A chase ensues between Tamil and Arun's henchmen where Tamil manages to subdue Arun and kill him in a road accident, after learning about his plan. Tamil provides the courier to Sathyamoorthy where the stem cell scam gets exposed and Arun's partners are arrested. After this, Tamil receives ₹1 billion reward for his bravery, where he gives the money to Manikandan's family and moves with Kavya on a date.

== Production ==
In January 2012, it was reported that Gautham Vasudev Menon would be producing a film starring Jai and Abhinaya, and would mark the directorial debut of Premsai, an erstwhile assistant to Prabhu Deva. It was simultaneously shot in Tamil as Tamilselvanum Thaniyar Anjalum, and Telugu as Courier Boy Kalyan with Nithiin instead of Jai. Menon revealed that if the film became a success, potential sequels under the titles of Tamilselvanum Varuvaithuraiyum and Tamilselvanum Podhupanithuraiyum were planned. While the film was initially planned to be in Tamil only, once it was decided to shoot in Telugu as well, Abhinaya was removed from both versions of the project. Instead, Yami Gautam was signed on as her replacement after the makers were impressed with her performance in the Hindi film Vicky Donor. The film, despite beginning production in 2012, languished in production hell due to financial issues. Schedules were also delayed as a result of shooting the film twice in Tamil and then Telugu, with the timetabling of dates of artistes and technicians becoming a problem.

== Soundtrack ==
The soundtrack was composed by Karthik. The audio was released on 8 September 2015.

Track listing
| No. | Title | Lyrics | Singer(s) | Length |
|---|---|---|---|---|
| 1. | "Maya O Maya" | Na. Muthukumar | Karthik | 4:20 |
| 2. | "Venmegangal" | Madhan Karky | Sricharan Kasturirangan, Karthik, Megha | 3:58 |
| 3. | "Kalakku (I Like It)" | Viveka | Karthik, Deepak, Baba Sehgal | 3:14 |
| Total length: |  |  |  | 11:32 |

== Release and reception ==
Tamilselvanum Thaniyar Anjalum was released on 5 August 2016. S. Saraswathi of Rediff.com wrote, "Tamilselvanum Thaniyar Anjalum may not be a gripping thriller, but has an interesting plot, moves along briskly with some fun moments, has a great background score and high octane stunts in the climax". Gautaman Bhaskaran of Hindustan Times rated the film 2 out of 5, saying, "Despite knocking at the burning issues of the day and plotted with disarming novelty, Tamil cinema often allows itself be distracted by bland romances, puerile humour and sappy songs" and this was an example of that.

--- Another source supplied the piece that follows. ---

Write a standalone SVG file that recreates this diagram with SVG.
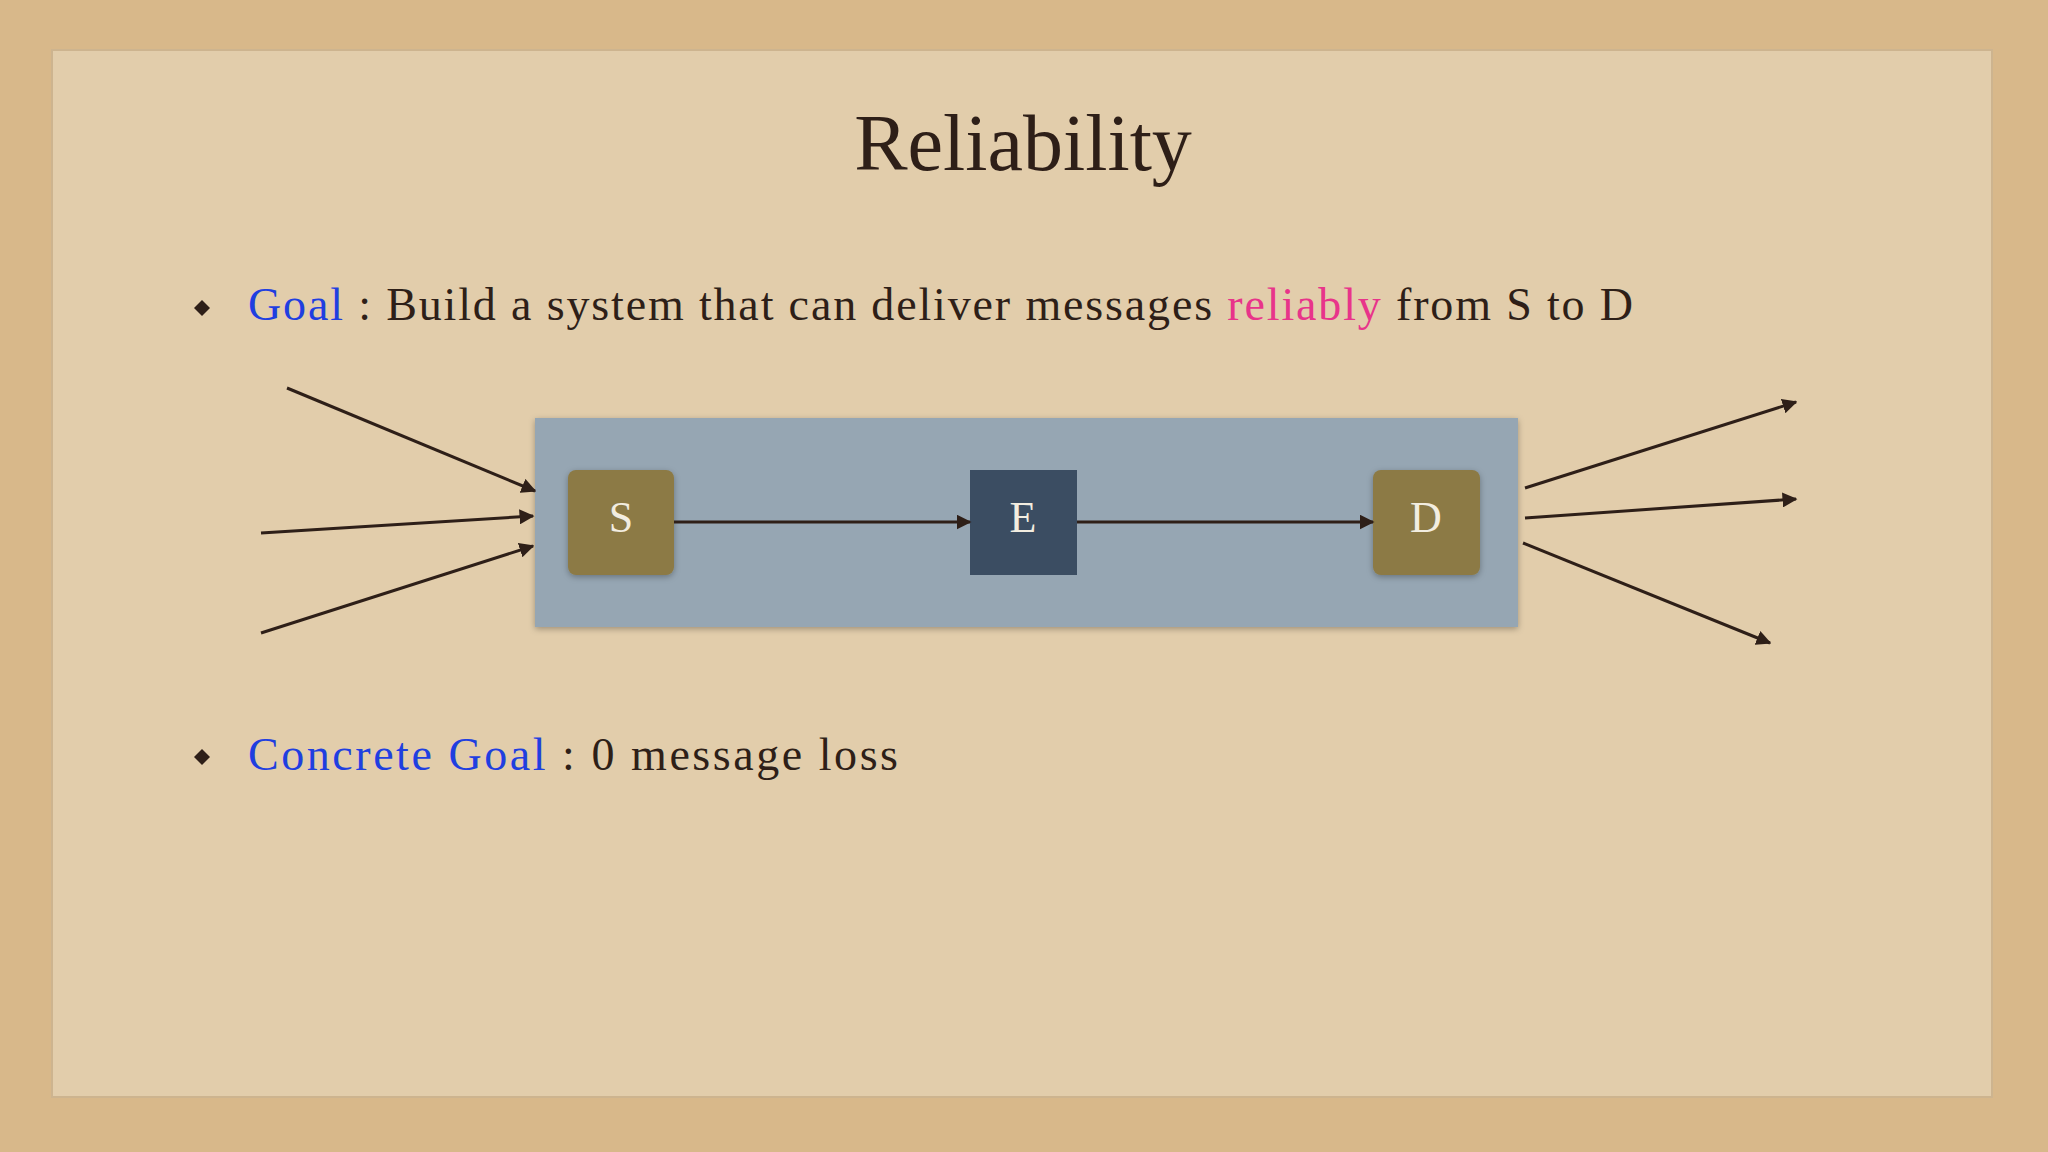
<svg xmlns="http://www.w3.org/2000/svg" width="2048" height="1152" viewBox="0 0 2048 1152">
<defs>
<marker id="ah" viewBox="0 0 10 10" refX="9" refY="5" markerWidth="5" markerHeight="5" orient="auto"><path d="M0,0L10,5L0,10z" fill="#2e1f18"/></marker>
<filter id="sh"><feDropShadow dx="0" dy="2" stdDeviation="3" flood-opacity="0.3"/></filter>
</defs>
<style>
.t{font-family:"Liberation Serif",serif;fill:#2e1f18}
.c{stroke:#2e1f18;stroke-width:3;fill:none;marker-end:url(#ah)}
.n{font-family:"Liberation Serif",serif;font-size:44px;fill:#f2ede0;text-anchor:middle}
</style>
<rect width="2048" height="1152" fill="#d8b88a"/>
<rect x="52" y="50" width="1940" height="1047" fill="#e2cdab" stroke="#cdb48f" stroke-width="2"/>
<text class="t" x="1023" y="170" font-size="80" text-anchor="middle">Reliability</text>
<path d="M202,300l8,8l-8,8l-8,-8z" fill="#2e1f18"/>
<text class="t" x="248" y="320" font-size="46" textLength="1385" lengthAdjust="spacing"><tspan fill="#1f3fe0">Goal</tspan> : Build a system that can deliver messages <tspan fill="#e8348a">reliably</tspan> from S to D</text>
<path d="M202,749l8,8l-8,8l-8,-8z" fill="#2e1f18"/>
<text class="t" x="248" y="770" font-size="46" textLength="650" lengthAdjust="spacing"><tspan fill="#1f3fe0">Concrete Goal</tspan> : 0 message loss</text>
<rect x="535" y="418" width="983" height="209" fill="#96a6b3" filter="url(#sh)"/>
<g id="S"><rect x="568" y="470" width="106" height="105" rx="8" fill="#8c7a45" filter="url(#sh)"/><text class="n" x="621" y="532">S</text></g>
<g id="E"><rect x="970" y="470" width="107" height="105" fill="#3b4d62"/><text class="n" x="1023" y="532">E</text></g>
<g id="D"><rect x="1373" y="470" width="107" height="105" rx="8" fill="#8c7a45" filter="url(#sh)"/><text class="n" x="1426" y="532">D</text></g>
<g id="connectors">
<line class="c" x1="674" y1="522" x2="970" y2="522"/>
<line class="c" x1="1077" y1="522" x2="1373" y2="522"/>
<line class="c" x1="287" y1="388" x2="535" y2="491"/>
<line class="c" x1="261" y1="533" x2="533" y2="516"/>
<line class="c" x1="261" y1="633" x2="533" y2="546"/>
<line class="c" x1="1525" y1="488" x2="1796" y2="402"/>
<line class="c" x1="1525" y1="518" x2="1796" y2="499"/>
<line class="c" x1="1523" y1="543" x2="1770" y2="643"/>
</g>
</svg>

M. Suganth of The Times of India wrote, "With a premise [...] that could make many directors feel envious for not having thought of it first, Premsai gets the first thing right in Tamilselvanum Thaniyar Anjalum, his directorial debut. But, unfortunately, that is only of the few things he does well in this film, which displays a split personality — it is engrossing one moment and infuriating the next". Anupama Subramanian of Deccan Chronicle wrote, "On paper, the idea might have looked thought provoking, but while transferring it to onscreen he misses out in his narrative".